• PROVIDED MATERIAL:
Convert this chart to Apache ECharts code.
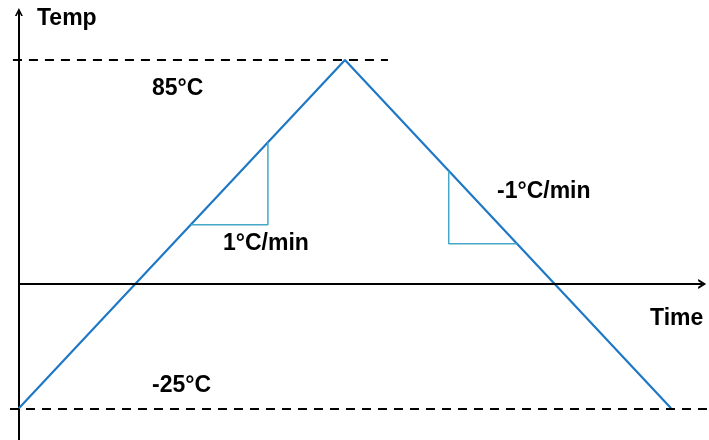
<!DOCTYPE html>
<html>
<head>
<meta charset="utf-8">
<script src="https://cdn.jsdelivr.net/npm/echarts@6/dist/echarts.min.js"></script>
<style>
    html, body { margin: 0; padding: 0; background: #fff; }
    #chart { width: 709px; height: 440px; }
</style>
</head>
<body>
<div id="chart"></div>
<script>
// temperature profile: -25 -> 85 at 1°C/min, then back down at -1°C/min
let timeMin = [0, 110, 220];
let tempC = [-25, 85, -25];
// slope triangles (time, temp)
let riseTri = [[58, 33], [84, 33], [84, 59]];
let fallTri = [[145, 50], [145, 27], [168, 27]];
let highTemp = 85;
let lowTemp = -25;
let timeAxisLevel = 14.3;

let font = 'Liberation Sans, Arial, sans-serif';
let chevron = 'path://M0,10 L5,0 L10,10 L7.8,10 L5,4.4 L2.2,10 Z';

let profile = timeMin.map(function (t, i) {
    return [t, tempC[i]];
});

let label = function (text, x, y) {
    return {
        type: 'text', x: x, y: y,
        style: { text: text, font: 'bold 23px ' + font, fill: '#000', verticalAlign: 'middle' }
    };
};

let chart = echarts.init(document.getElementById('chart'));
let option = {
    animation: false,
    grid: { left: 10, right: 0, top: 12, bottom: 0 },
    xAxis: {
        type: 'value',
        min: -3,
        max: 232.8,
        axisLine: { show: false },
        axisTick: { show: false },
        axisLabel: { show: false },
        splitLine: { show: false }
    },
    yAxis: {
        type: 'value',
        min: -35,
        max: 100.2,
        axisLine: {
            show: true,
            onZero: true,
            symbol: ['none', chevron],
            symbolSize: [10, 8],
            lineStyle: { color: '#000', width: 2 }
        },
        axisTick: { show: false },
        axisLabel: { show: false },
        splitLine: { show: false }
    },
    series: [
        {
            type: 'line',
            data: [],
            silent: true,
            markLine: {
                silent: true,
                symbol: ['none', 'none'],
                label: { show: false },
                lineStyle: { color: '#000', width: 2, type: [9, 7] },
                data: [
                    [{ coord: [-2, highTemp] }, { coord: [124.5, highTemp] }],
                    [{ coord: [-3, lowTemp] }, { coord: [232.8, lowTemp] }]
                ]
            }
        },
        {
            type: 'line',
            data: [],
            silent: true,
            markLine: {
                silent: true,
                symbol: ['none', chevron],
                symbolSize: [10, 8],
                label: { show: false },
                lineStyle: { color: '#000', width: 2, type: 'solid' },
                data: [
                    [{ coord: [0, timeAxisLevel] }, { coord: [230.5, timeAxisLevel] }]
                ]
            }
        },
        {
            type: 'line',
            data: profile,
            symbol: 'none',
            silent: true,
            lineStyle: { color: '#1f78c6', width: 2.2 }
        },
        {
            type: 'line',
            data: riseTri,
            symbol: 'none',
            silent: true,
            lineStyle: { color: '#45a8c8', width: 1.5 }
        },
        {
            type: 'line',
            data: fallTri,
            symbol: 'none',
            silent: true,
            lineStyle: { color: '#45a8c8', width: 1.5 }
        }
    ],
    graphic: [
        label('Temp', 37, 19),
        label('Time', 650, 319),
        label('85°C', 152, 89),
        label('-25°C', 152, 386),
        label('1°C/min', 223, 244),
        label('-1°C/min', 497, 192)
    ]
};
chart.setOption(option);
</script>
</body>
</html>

• EXERCISE DIRECTIONS: Set down all the data again exactly as above, pictures excluded.

• OUTPUT FOR THIS EXERCISE:
Convert this chart to Apache ECharts code.
<!DOCTYPE html>
<html>
<head>
<meta charset="utf-8">
<script src="https://cdn.jsdelivr.net/npm/echarts@6/dist/echarts.min.js"></script>
<style>
    html, body { margin: 0; padding: 0; background: #fff; }
    #chart { width: 709px; height: 440px; }
</style>
</head>
<body>
<div id="chart"></div>
<script>
// temperature profile: -25 -> 85 at 1°C/min, then back down at -1°C/min
let timeMin = [0, 110, 220];
let tempC = [-25, 85, -25];
// slope triangles (time, temp)
let riseTri = [[58, 33], [84, 33], [84, 59]];
let fallTri = [[145, 50], [145, 27], [168, 27]];
let highTemp = 85;
let lowTemp = -25;
let timeAxisLevel = 14.3;

let font = 'Liberation Sans, Arial, sans-serif';
let chevron = 'path://M0,10 L5,0 L10,10 L7.8,10 L5,4.4 L2.2,10 Z';

let profile = timeMin.map(function (t, i) {
    return [t, tempC[i]];
});

let label = function (text, x, y) {
    return {
        type: 'text', x: x, y: y,
        style: { text: text, font: 'bold 23px ' + font, fill: '#000', verticalAlign: 'middle' }
    };
};

let chart = echarts.init(document.getElementById('chart'));
let option = {
    animation: false,
    grid: { left: 10, right: 0, top: 12, bottom: 0 },
    xAxis: {
        type: 'value',
        min: -3,
        max: 232.8,
        axisLine: { show: false },
        axisTick: { show: false },
        axisLabel: { show: false },
        splitLine: { show: false }
    },
    yAxis: {
        type: 'value',
        min: -35,
        max: 100.2,
        axisLine: {
            show: true,
            onZero: true,
            symbol: ['none', chevron],
            symbolSize: [10, 8],
            lineStyle: { color: '#000', width: 2 }
        },
        axisTick: { show: false },
        axisLabel: { show: false },
        splitLine: { show: false }
    },
    series: [
        {
            type: 'line',
            data: [],
            silent: true,
            markLine: {
                silent: true,
                symbol: ['none', 'none'],
                label: { show: false },
                lineStyle: { color: '#000', width: 2, type: [9, 7] },
                data: [
                    [{ coord: [-2, highTemp] }, { coord: [124.5, highTemp] }],
                    [{ coord: [-3, lowTemp] }, { coord: [232.8, lowTemp] }]
                ]
            }
        },
        {
            type: 'line',
            data: [],
            silent: true,
            markLine: {
                silent: true,
                symbol: ['none', chevron],
                symbolSize: [10, 8],
                label: { show: false },
                lineStyle: { color: '#000', width: 2, type: 'solid' },
                data: [
                    [{ coord: [0, timeAxisLevel] }, { coord: [230.5, timeAxisLevel] }]
                ]
            }
        },
        {
            type: 'line',
            data: profile,
            symbol: 'none',
            silent: true,
            lineStyle: { color: '#1f78c6', width: 2.2 }
        },
        {
            type: 'line',
            data: riseTri,
            symbol: 'none',
            silent: true,
            lineStyle: { color: '#45a8c8', width: 1.5 }
        },
        {
            type: 'line',
            data: fallTri,
            symbol: 'none',
            silent: true,
            lineStyle: { color: '#45a8c8', width: 1.5 }
        }
    ],
    graphic: [
        label('Temp', 37, 19),
        label('Time', 650, 319),
        label('85°C', 152, 89),
        label('-25°C', 152, 386),
        label('1°C/min', 223, 244),
        label('-1°C/min', 497, 192)
    ]
};
chart.setOption(option);
</script>
</body>
</html>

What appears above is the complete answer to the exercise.